Davalı vekilince cevap dilekçesinde sahte talimatla usulsüz para çekme işlemi nedeniyle ceza soruşturması olması halinde sonucunun beklenmesi gerekeceği, yine davacı vekilince istinaf dilekçesinde sahte talimatla para çekme- havale işlemi nedeniyle İstanbul C. Başsavcılığının 2013/166070 Sor. nosunda soruşturma bulunduğunun ileri sürüldüğü anlaşılmaktadır. İstinaf aşamasında ise bu soruşturma dosyası kapsamında İstanbul 16. Ağır ceza Mahkemesine ceza davası açıldığı ve iddianamenin kabul edilmiş olduğu belirtilerek iddianame örneği ve İstanbul 16. Ağır Ceza Mahkemesi’nin 2018/60 E sayılı dosyasına ilişkin tensip tutanağının sunulduğu anlaşılmıştır.
T.B.K. 74. (B.K 53) maddesi hükmü uyarınca hukuk hakimi, ceza mahkemesinde verilen beraat kararı ile bağlı değil ise de mahkumiyet ve tespit edilen maddi olgularla bağlıdır. İlk derece mahekmesince açılan davada yukarıda yer verilen gerekçe ile davanın reddine karar verilmiş ise de; davacının müşteki sıfatıyla yer aldığı, dava konusu sahte talimatlar ile para çekme- havale işlemleri yaptığı ileri sürülen davalı banka yetkilisi …’in Bilişim Sistemleri Banka veya Kredi Kuramlarını araç olarak kullanmak suretiyle dolandırıcılık suçu işlediği isnadıyla sanık durumunda olduğu anlaşılan İstanbul 16. Ağır ceza Mahkemesi’nin 2018/60 Esasında açılan davada verilecek hüküm sonucu beklenmeksizin hüküm kurulduğu anlaşılmaktadır. Bu itibarla İstanbul 16. Ağır Ceza Mahkemesi’nin 2018/60 Esasında derdest olduğu anlaşılan ceza yargılaması sonucu verilecek hüküm sonucu eldeki davayı etkileyebileceğinden sonucunun beklenmesi gerekecektir. Buna göre sonucu itibariyle eldeki davanın esasını etkileyecek delil niteliğinde olan İstanbul 16. Ağır Ceza Mahkemesi’nin 2018/60 Esasında görülen ceza davası sonucu beklenmeksizin karar verildiği gözetilmekle, ilk derece mahkemesi kararının HMK 353/1-a6 maddesi uyarınca ortadan kaldırılarak, dava dosyasının mahkemesine geri çevrilmesi gerektiği, sonuca göre ise davacı vekilinin diğer istinaf nedenlerinin bu aşamada incelenmesine yer olmadığı kanaatine varılarak aşağıdaki hüküm kurulmuştur.

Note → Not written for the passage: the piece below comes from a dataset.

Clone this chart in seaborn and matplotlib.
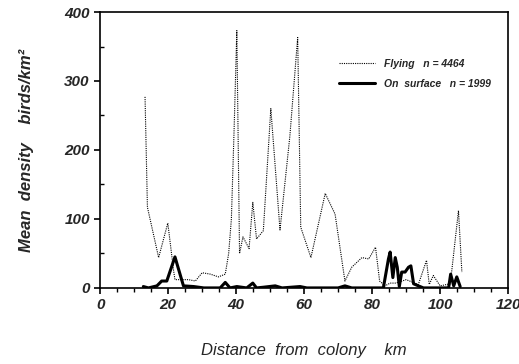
import pandas as pd
import numpy as np
import matplotlib.pyplot as plt
import seaborn as sns

# Data
flying_km = [13.2, 13.9, 17.2, 19.9, 21.6, 22.0, 26.0, 28.0, 30.0, 32.4, 34.8, 36.8, 37.8, 38.6, 39.4,
             40.2, 41.0, 42.0, 43.8, 44.9, 46.0, 48.0, 50.2, 52.9, 55.8, 58.1, 59.0, 62.0, 66.2, 69.1,
             72.0, 74.0, 77.0, 79.0, 81.0, 82.2, 83.8, 85.3, 87.0, 90.0, 93.6, 96.0, 96.8, 98.0,
             100.0, 103.0, 105.4, 106.4]
flying_density = [277, 117, 44, 94, 25, 12, 12, 10, 22, 20, 16, 20, 50, 100, 230,
                  373, 50, 74, 57, 124, 71, 83, 260, 84, 220, 363, 88, 44, 137, 107,
                  10, 30, 44, 42, 59, 10, 3, 7, 7, 12, 5, 40, 5, 18,
                  3, 6, 112, 23]

surface_km = [12.7, 14.2, 16.7, 18.1, 19.6, 22.0, 24.5, 27.5, 30.5, 35.3, 36.8, 38.2, 40.2, 43.1,
              44.9, 46.0, 48.0, 51.5, 53.5, 58.8, 60.8, 70.0, 72.0, 74.0, 83.3, 84.8, 85.3, 86.1,
              86.8, 87.4, 88.0, 88.7, 89.7, 90.7, 91.4, 92.2, 93.6, 95.1, 102.5, 103.1, 104.0,
              104.9, 105.9]
surface_density = [2, 0, 3, 10, 10, 45, 3, 2, 0, 0, 8, 0, 2, 0,
                   7, 0, 1, 3, 0, 2, 0, 0, 3, 0, 0, 42, 52, 15,
                   44, 30, 2, 23, 23, 30, 32, 6, 3, 0, 0, 20, 3,
                   16, 2]

labels = ['Flying   n = 4464', 'On  surface   n = 1999']

df = pd.concat([
    pd.DataFrame({'km': flying_km, 'density': flying_density, 'group': labels[0]}),
    pd.DataFrame({'km': surface_km, 'density': surface_density, 'group': labels[1]}),
])

sns.set_style('ticks')
plt.rcParams['font.family'] = ['Liberation Sans', 'DejaVu Sans']

fig = plt.figure(figsize=(5.19, 3.64), dpi=100)
ax = fig.add_axes([0.193, 0.209, 0.786, 0.758])

sns.lineplot(data=df, x='km', y='density', hue='group', style='group',
             palette=['black', 'black'], dashes={labels[0]: (1, 1), labels[1]: ''},
             ax=ax, sort=False, estimator=None, legend=False)
lines = ax.get_lines()
lines[0].set_linewidth(0.8)
lines[1].set_linewidth(2.2)

ax.set_xlim(0, 120)
ax.set_ylim(0, 400)
ax.set_xticks(range(0, 121, 20))
ax.set_xticks(range(0, 121, 5), minor=True)
ax.set_yticks(range(0, 401, 100))
ax.set_yticks(range(50, 400, 100), minor=True)
ax.tick_params(which='major', length=4, width=1.2, color='black')
ax.tick_params(which='minor', length=3, width=1, color='black')
ax.tick_params(axis='y', which='minor', direction='in')
for lab in ax.get_xticklabels() + ax.get_yticklabels():
    lab.set_fontstyle('italic')
    lab.set_fontweight('bold')
    lab.set_fontsize(11)
for sp in ax.spines.values():
    sp.set_visible(True)
    sp.set_color('black')
    sp.set_linewidth(1.2)

ax.legend(lines, labels, loc='upper right', bbox_to_anchor=(0.98, 0.865), frameon=False,
          prop={'style': 'italic', 'weight': 'bold', 'size': 7.5}, handlelength=3.5,
          labelspacing=1.0)

ax.set_xlabel('Distance  from  colony    km', fontsize=12, fontstyle='italic', labelpad=22)
ax.set_ylabel('Mean  density    birds/km²', fontsize=12, fontstyle='italic',
              fontweight='bold', labelpad=22)

plt.savefig('out.png', dpi=100)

HÜKÜM : Yukarıda açıklanan nedenlerle;
Davacı vekilinin istinaf başvurusunun KISMEN KABULÜ ile;
1-İstanbul 12. Asliye Ticaret Mahkemesi’nin 27/02/2017 tarih 2013/391 Esas 2017/104 sayılı kararının HMK 353/1-a6 maddesi uyarınca ORTADAN KALDIRILMASINA ve dosyanın mahkemesine İADESİNE,
2-Harçlar Kanunu gereğince istinaf yönünden davacı tarafça yatırılan 85,70.TL başvuru harcının hazineye gelir kaydına, 31,40.TL karar harcının talep halinde iadesine,
3-İstinaf başvuru harcı 85,70.TL ve istinaf posta gideri 50,00.TL toplamı 135,70.TL’nin davalıdan alınarak davacıya verilmesine,
4-Artan gider avansı olması halinde yatıran tarafa iadesine,
5-Kararın ilk derece mahkemesi tarafından taraflara tebliğe gönderilmesine,
Dosya üzerinde yapılan inceleme sonucunda 28/03/2018 tarihinde HMK 353/1-a6 maddesi gereğince kesin olarak oy birliği ile karar verildi.